After his return from Mir, US astronaut Norman Thaggard suggested on such long missions there should be more contact with family. To that end, NASA arranged for Lucid to speak to her husband, Michael, and her three adult children; Kawai, Shandra, and Michael, once a week by telephone. Lucid also received packages from home on resupply ships, which included books and candy.

Even though Lucid's mission was extended seven weeks because of mechanical problems with the Shuttle (her ride home), she says she wasn't too lonely. "The time went very well because I like to read, and I was very fortunate to have a lot of books. So I think a person who likes to read and can entertain themselves will do fine." Besides, she says, "all life is saying 'hello' and 'good-bye'" to friends and family.

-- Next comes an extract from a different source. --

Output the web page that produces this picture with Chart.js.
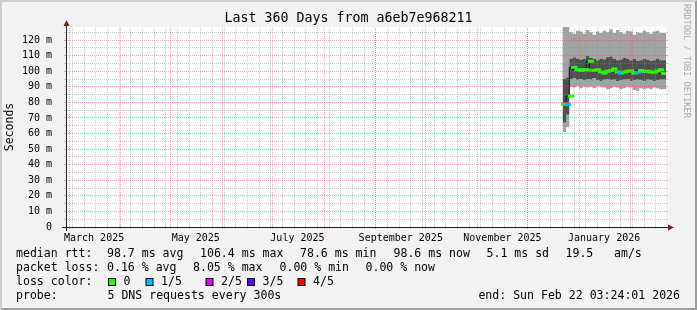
<!DOCTYPE html>
<html>
<head>
<meta charset="utf-8">
<script src="https://cdn.jsdelivr.net/npm/chart.js@4.4.1/dist/chart.umd.min.js"></script>
<style>
  html, body { margin: 0; padding: 0; background: #f2f2f2; }
  canvas { display: block; }
</style>
</head>
<body>
<canvas id="smoke" width="697" height="310"></canvas>
<script>
// days since graph start (Feb 27 2025 03:24), one sample every 2 days
const days = [298, 300, 302, 304, 306, 308, 310, 312, 314, 316, 318, 320, 322, 324, 326, 328,
              330, 332, 334, 336, 338, 340, 342, 344, 346, 348, 350, 352, 354, 356, 358];
// ms
const pingMin = [62, 61, 64, 90, 89.5, 90.5, 89, 90, 89.5, 90, 89, 90.5, 90, 89.5, 88.5, 89,
                 90, 89.5, 88.5, 89, 90, 89.5, 88, 87.5, 89, 88.5, 89, 88.5, 89.5, 89, 88.5];
const pingQ1 = [69, 67, 72, 95, 95.5, 94.5, 95, 94, 95, 94.5, 95.5, 94, 93.5, 94.5, 95, 94,
                94.5, 93.5, 94, 94.5, 95, 93.5, 94, 94.5, 94, 93.5, 94.5, 94, 93.5, 94, 94.5];
const median = [79, 78.6, 84, 102.5, 101, 100.5, 101, 100.8, 106.4, 100.5, 101, 99.5, 98.8, 100, 100.5, 101.5,
                99.5, 98.8, 99.5, 100, 100.2, 98.8, 99.2, 100.5, 99.8, 100, 99.5, 99.4, 100.2, 101, 98.6];
const pingQ3 = [95, 95, 96, 108, 109, 108, 107.5, 108, 110, 108.5, 108, 107, 108, 107.5, 109, 109.5,
                108, 107, 107.5, 108.5, 108, 107, 108, 106.5, 107, 108, 107.5, 106.5, 107, 108, 107];
const pingMax = [124, 130, 130, 125, 124, 126, 125.5, 124, 126.5, 125, 123.5, 125.5, 124.5, 126, 125, 127,
                 124.5, 126.5, 125, 124, 126, 125.5, 123.5, 125, 124.5, 126, 125, 124, 125.5, 126, 124.5];
// lost pings out of 5
const loss = [0, 1, 0, 0, 0, 0, 0, 0, 0, 0, 0, 0, 0, 0, 0, 0,
              0, 1, 0, 0, 0, 0, 1, 0, 0, 0, 0, 0, 0, 0, 0];

const tickLabels = ['March 2025', 'May 2025', 'July 2025', 'September 2025', 'November 2025', 'January 2026'];
const tickMonths = [[2025, 2], [2025, 4], [2025, 6], [2025, 8], [2025, 10], [2026, 0]];
const yTicks = [0, 10, 20, 30, 40, 50, 60, 70, 80, 90, 100, 110, 120];

const lossNames = ['0', '1/5', '2/5', '3/5', '4/5'];
const lossColors = ['#26ff00', '#00b8ff', '#dd00ff', '#5e00ff', '#ff0000'];

const START = Date.UTC(2025, 1, 27, 3, 24, 1);
const DAY = 86400000;
const toDay = t => (t - START) / DAY;
const FONT = "'DejaVu Sans Mono', monospace";

const pts = arr => days.map((d, i) => ({x: d, y: arr[i]})).concat([{x: 360, y: arr[arr.length - 1]}]);
// one flat piece per sample, separated by gaps
const flats = arr => days.flatMap((d, i) => [
    {x: d, y: arr[i]}, {x: i + 1 < days.length ? days[i + 1] : 360, y: arr[i]}, {x: d, y: null}
]);

const monthLines = [];
for (let y = 2025, m = 2; toDay(Date.UTC(y, m, 1)) < 360; m++) {
    if (m > 11) { m = 0; y++; }
    monthLines.push(toDay(Date.UTC(y, m, 1)));
}
const weekLines = [];
for (let t = Date.UTC(2025, 2, 3); toDay(t) < 360; t += 7 * DAY) weekLines.push(toDay(t));

const rrdPlugin = {
    id: 'rrd',
    beforeDraw(chart) {
        const c = chart.ctx, W = chart.width, H = chart.height, a = chart.chartArea;
        c.save();
        c.fillStyle = '#f2f2f2';
        c.fillRect(0, 0, W, H);
        c.fillStyle = '#cfcfcf';
        c.beginPath();
        c.moveTo(0, 0); c.lineTo(W, 0); c.lineTo(W - 2, 2); c.lineTo(2, 2); c.lineTo(2, H - 2); c.lineTo(0, H);
        c.fill();
        c.fillStyle = '#9e9e9e';
        c.beginPath();
        c.moveTo(0, H); c.lineTo(W, H); c.lineTo(W, 0); c.lineTo(W - 2, 2); c.lineTo(W - 2, H - 2); c.lineTo(2, H - 2);
        c.fill();
        c.fillStyle = '#ffffff';
        c.fillRect(a.left, a.top, a.right - a.left, a.bottom - a.top);
        c.restore();
    },
    afterDatasetsDraw(chart) {
        const c = chart.ctx, a = chart.chartArea;
        const xs = chart.scales.x, ys = chart.scales.y;
        c.save();
        c.lineWidth = 1;
        const minor = 'rgba(143,143,143,0.45)', major = 'rgba(222,79,79,0.45)';
        const vline = (d, col) => {
            const px = Math.floor(xs.getPixelForValue(d)) + 0.5;
            c.strokeStyle = col;
            c.setLineDash([]);
            c.beginPath(); c.moveTo(px, a.bottom); c.lineTo(px, a.bottom + 2); c.stroke();
            c.setLineDash([1, 1]);
            c.beginPath(); c.moveTo(px, a.bottom); c.lineTo(px, a.top); c.stroke();
        };
        const hline = (v, col) => {
            const py = Math.floor(ys.getPixelForValue(v)) + 0.5;
            c.strokeStyle = col;
            c.setLineDash([]);
            c.beginPath(); c.moveTo(a.left - 2, py); c.lineTo(a.left, py); c.stroke();
            c.beginPath(); c.moveTo(a.right, py); c.lineTo(a.right + 2, py); c.stroke();
            c.setLineDash([1, 1]);
            c.beginPath(); c.moveTo(a.left, py); c.lineTo(a.right, py); c.stroke();
        };
        weekLines.forEach(d => vline(d, minor));
        for (let v = 5; v < ys.max; v += 10) hline(v, minor);
        monthLines.forEach(d => vline(d, major));
        for (let v = 10; v < ys.max; v += 10) hline(v, major);

        // axes
        c.setLineDash([]);
        c.strokeStyle = '#1f1f1f';
        const ax = Math.floor(a.left) + 0.5, ay = Math.floor(a.bottom) + 0.5;
        c.beginPath(); c.moveTo(a.left - 4, ay); c.lineTo(a.right + 3, ay); c.stroke();
        c.beginPath(); c.moveTo(ax, a.bottom + 4); c.lineTo(ax, a.top - 2); c.stroke();
        c.fillStyle = '#801f1f';
        c.beginPath(); c.moveTo(a.right + 2, ay - 3); c.lineTo(a.right + 2, ay + 3); c.lineTo(a.right + 8, ay); c.fill();
        c.beginPath(); c.moveTo(ax - 3, a.top - 1); c.lineTo(ax + 3, a.top - 1); c.lineTo(ax, a.top - 7); c.fill();

        // title, unit label, watermark
        c.fillStyle = '#000';
        c.font = '13.3px ' + FONT;
        c.textAlign = 'center';
        c.textBaseline = 'middle';
        c.fillText('Last 360 Days from a6eb7e968211', 348.5, 18.5);
        c.font = '11.5px ' + FONT;
        c.save();
        c.translate(10.5, 127);
        c.rotate(-Math.PI / 2);
        c.fillText('Seconds', 0, 0);
        c.restore();
        c.save();
        c.font = '8.6px ' + FONT;
        c.fillStyle = '#ababab';
        c.translate(686, 4);
        c.rotate(Math.PI / 2);
        c.textAlign = 'left';
        c.fillText('RRDTOOL / TOBI OETIKER', 0, 0);
        c.restore();

        // legend
        c.font = '11.55px ' + FONT;
        c.textAlign = 'left';
        const row = (y, items) => items.forEach(([x, s]) => c.fillText(s, x, y));
        row(253.5, [[16, 'median rtt:'], [107, '98.7 ms avg'], [200, '106.4 ms max'], [300, '78.6 ms min'],
                    [393.5, '98.6 ms now'], [486.5, '5.1 ms sd'], [565.5, '19.5'], [614, 'am/s']]);
        row(268, [[16, 'packet loss:'], [107, '0.16 % avg'], [193, '8.05 % max'], [279.5, '0.00 % min'],
                  [365.5, '0.00 % now']]);
        row(282, [[16, 'loss color:']]);
        const boxX = [108, 145.5, 205.5, 247, 297.5];
        lossNames.forEach((n, i) => {
            c.fillStyle = '#000';
            c.fillRect(boxX[i], 278, 8, 8);
            c.fillStyle = lossColors[i];
            c.fillRect(boxX[i] + 1, 279, 6, 6);
            c.fillStyle = '#000';
            c.fillText(n, boxX[i] + 15.5, 282);
        });
        row(296, [[16, 'probe:'], [107.5, '5 DNS requests every 300s']]);
        c.textAlign = 'right';
        c.fillText('end: Sun Feb 22 03:24:01 2026', 680, 296);
        c.restore();
    }
};

const band = (arr, color) => ({
    data: pts(arr),
    order: 2,
    stepped: 'after',
    borderWidth: 0,
    pointRadius: 0,
    backgroundColor: color,
    fill: '-1'
});

new Chart(document.getElementById('smoke'), {
    type: 'line',
    data: {
        datasets: [
            {data: pts(pingMin), order: 2, stepped: 'after', borderWidth: 0, pointRadius: 0, fill: false},
            band(pingQ1, '#a3a3a3'),
            band(pingQ3, '#4f4f4f'),
            band(pingMax, '#a3a3a3'),
            {
                // thin connector between median steps
                data: pts(median),
                order: 1,
                stepped: 'after',
                borderWidth: 1,
                borderColor: '#111',
                pointRadius: 0,
                fill: false
            },
            {
                data: flats(median),
                order: 0,
                spanGaps: false,
                borderWidth: 3,
                borderCapStyle: 'square',
                pointRadius: 0,
                fill: false,
                borderColor: lossColors[0],
                segment: {borderColor: ctx => lossColors[loss[Math.floor(ctx.p0DataIndex / 3)] || 0]}
            }
        ]
    },
    options: {
        responsive: false,
        devicePixelRatio: 1,
        animation: false,
        layout: {padding: {left: 0, right: 31, top: 27, bottom: 61}},
        plugins: {legend: {display: false}, tooltip: {enabled: false}},
        scales: {
            x: {
                type: 'linear', min: 0, max: 360,
                grid: {display: false}, border: {display: false},
                afterBuildTicks: s => {
                    s.ticks = tickMonths.map(([y, m]) => ({value: toDay(Date.UTC(y, m, 1)) + 15}));
                },
                afterFit: s => { s.height = 22; },
                ticks: {
                    autoSkip: false, maxRotation: 0, padding: -3, color: '#000',
                    font: {family: FONT, size: 10},
                    callback: (v, i) => tickLabels[i]
                }
            },
            y: {
                min: 0, max: 128.4,
                grid: {display: false}, border: {display: false},
                afterBuildTicks: s => { s.ticks = yTicks.map(v => ({value: v})); },
                afterFit: s => { s.width = 66; },
                ticks: {
                    padding: 6, color: '#000',
                    font: {family: FONT, size: 10},
                    callback: v => v === 0 ? '0' : v + ' m'
                }
            }
        }
    },
    plugins: [rrdPlugin]
});
</script>
</body>
</html>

LUCID'S interest in being an astronaut stems from her childhood in Bethany, Okla., where she developed an interest in the pioneers. For a time, she remembers, she felt she had been born in the wrong era, until she read about Robert Goddard and his experiments with rockets.

"I thought, 'well, that's what I can do when I grow up. I can explore space.' And of course when I talked to people about this they thought that would be rather crazy, because that was long before America even had a space program."

In 1978, Lucid was admitted to NASA's first female astronaut class. Since then, she's worn many hats in the space administration, and completed five missions.

But Lucid's journey to Mir could prove to be one of the most crucial in the history of American spaceflight. At a time when NASA is being criticized for cost overruns on several projects, Lucid's immense popularity (coupled with the possible discovery of past life on Mars) could provide enough public support to spare the agency a major cut in its $14 billion budget.

Still, the lasting legacy of Lucid's mission may be the inspiration it provides to all generations who stare up at the stars and wonder. "I am a middle-school teacher at Floresville, Texas," begins a note e-mailed to Lucid. "I cannot tell you how important your work has been for all females involved with science. My students will benefit from your example. Thanks for being brave and bold. We love you!"